Classic Apples #2 – Cox’s Orange Pippin

26 Mar

Everyone should know this desert apple. It’s popular and tasty and if you rattle it you can hear the seeds inside. I’ve chosen it because I have a small tree in my garden and this is how it looked at the weekend.

Apparently, Mr and Mrs Cox were responsible for this thing of beauty. Mr Cox was a Bermondsey brewer and a keen gardener who moved from London to the country to retire. The story goes that in 1825, Mrs Cox, his wife, was watching a particularly interesting bee working over some blossom on one of the apple trees and was so impressed that she marked the tree with a piece of ribbon. Her other half, took the apple pips from the apple his wife had marked and sowed them. Most of them died but two survived, one became the first Cox’s Orange Pippin and the other Cox’s Pomona. The tree didn’t become public until the 1840s and in 1857 this new upstart of an apple won first prize in the Royal Horticultural Society’s Grand Fruit Exhibition, much to the dismay of the traditionalists of the time!

A good story and if it isn’t true then I don’t want to hear about it. The Coxs themselves never heard about the full success of their apple, as they died beforehand. Trees being trees don’t like to be rushed.

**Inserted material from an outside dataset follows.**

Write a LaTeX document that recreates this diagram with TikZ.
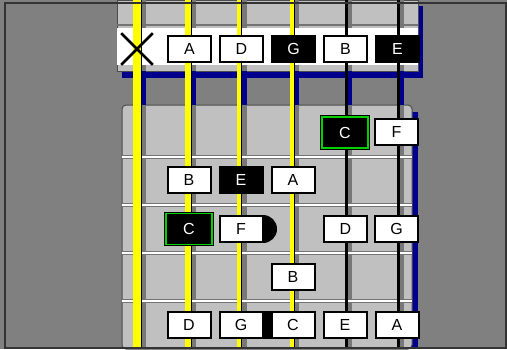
\documentclass[tikz,border=0pt]{standalone}
\usepackage{fontspec}
\setmainfont{Liberation Sans}
\definecolor{bgGray}{RGB}{128,128,128}
\definecolor{panelGray}{RGB}{192,192,192}
\definecolor{shadeGray}{RGB}{120,120,120}
\definecolor{shadeBlue}{RGB}{0,0,140}
\definecolor{strYellow}{RGB}{255,255,0}
\definecolor{rootGreen}{RGB}{0,210,0}
\usepackage{tikz}
\usetikzlibrary{positioning,shapes.misc}

\begin{document}
\begin{tikzpicture}[x=0.5pt, y=-0.5pt,
  note/.style={draw, line width=1pt, fill=white, minimum width=21.5pt,
               minimum height=13pt, inner sep=0pt, font=\fontsize{8}{9}\selectfont},
  dnote/.style={note, fill=black, text=white},
  root/.style={dnote, line width=0.5pt, double=rootGreen, double distance=0.9pt,
               minimum width=23pt, minimum height=15.5pt},
  node distance=3.5pt
]
  \useasboundingbox (0,0) rectangle (507,349);
  \fill[bgGray] (0,0) rectangle (507,349);

  % nut panel and fretboard with their shadows
  \fill[shadeBlue] (122,6) rectangle (423,78);
  \filldraw[panelGray, draw=black!70, line width=0.5pt] (117,0) rectangle (418,71);
  \fill[shadeBlue] (127,112) rectangle (418,349);
  \filldraw[panelGray, draw=black!70, line width=0.5pt, rounded corners=2pt]
    (122,105) rectangle (412,349);

  % string shadows
  \foreach \sx/\sw in {137/8, 188/6, 239/5, 292/4, 346/2, 398/2} {
    \fill[shadeGray] (\sx+\sw/2,0) rectangle (\sx+\sw/2+5,349);
    \fill[shadeBlue] (\sx+\sw/2,71) rectangle (\sx+\sw/2+5,105);
  }

  % white band of the nut
  \draw[black!55, line width=1pt] (117,25) -- (418,25);
  \fill[white] (117,28) rectangle (418,65);

  % frets
  \foreach \fy in {157, 205, 253, 301} {
    \draw[black!55, line width=2pt] (122,\fy) -- (412,\fy);
    \draw[white, line width=0.9pt] (122,\fy) -- (412,\fy);
  }

  % strings
  \foreach \sx/\sw/\sc in {137/8/strYellow, 188/6/strYellow, 239/5/strYellow,
                           292/4/strYellow, 346/2/black, 398/2/black} {
    \draw[\sc, line width=\sw*0.5pt] (\sx,0) -- (\sx,349);
    \draw[black, line width=0.5pt] (\sx+\sw/2,0) -- (\sx+\sw/2,349);
  }

  % black marks behind the notes
  \fill[black] (263,229) circle[radius=7pt];
  \fill[black] (264,311) rectangle (273,339);

  % open strings
  \node[draw, cross out, line width=1.3pt, minimum size=14.5pt] (mute) at (137,49) {};
  \node[note]                  (oA) at (189.5,49) {A};
  \node[note,  right=of oA]    (oD) {D};
  \node[dnote, right=of oD]    (oG) {G};
  \node[note,  right=of oG]    (oB) {B};
  \node[dnote, right=of oB]    (oE) {E};

  % fretted notes
  \node[root]  (f1c) at (345,132.5) {C};
  \node[note]  (f1f) at (396.5,132) {F};

  \node[note]                  (f2b) at (189,180) {B};
  \node[dnote, right=of f2b]   (f2e) {E};
  \node[note,  right=of f2e]   (f2a) {A};

  \node[root]  (f3c) at (189,229) {C};
  \node[note]  (f3f) at (241,228.5) {F};
  \node[note]  (f3d) at (345.5,229) {D};
  \node[note]  (f3g) at (396.5,229) {G};

  \node[note]  (f4b) at (293,277) {B};

  \node[note]                  (f5d) at (189,325) {D};
  \node[note,  right=of f5d]   (f5g) {G};
  \node[note,  right=of f5g]   (f5c) {C};
  \node[note,  right=of f5c]   (f5e) {E};
  \node[note,  right=of f5e]   (f5a) {A};

  % frame
  \draw[black!80, line width=1pt] (5,2.5) rectangle (506,347.5);
\end{tikzpicture}
\end{document}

I’m taking this information as 100% evidence that the bee on the blossom part was true. The original tree survived until a few years before the outbreak of World War I, when it succumbed to high winds.

It is very, very nice and is very ‘complex’. A word I don’t like which means it has a range of different flavours that you may pick out as you eat it. Each apple is an edible journey. I can’t remember ever having one of these from the supermarket because there always seems to be someone giving you spares from the trees in their gardens. Unfortunately, it doesn’t fare too well outside England so I’ll just have one on your behalf if you’re not from round these ‘ere paarts!!!!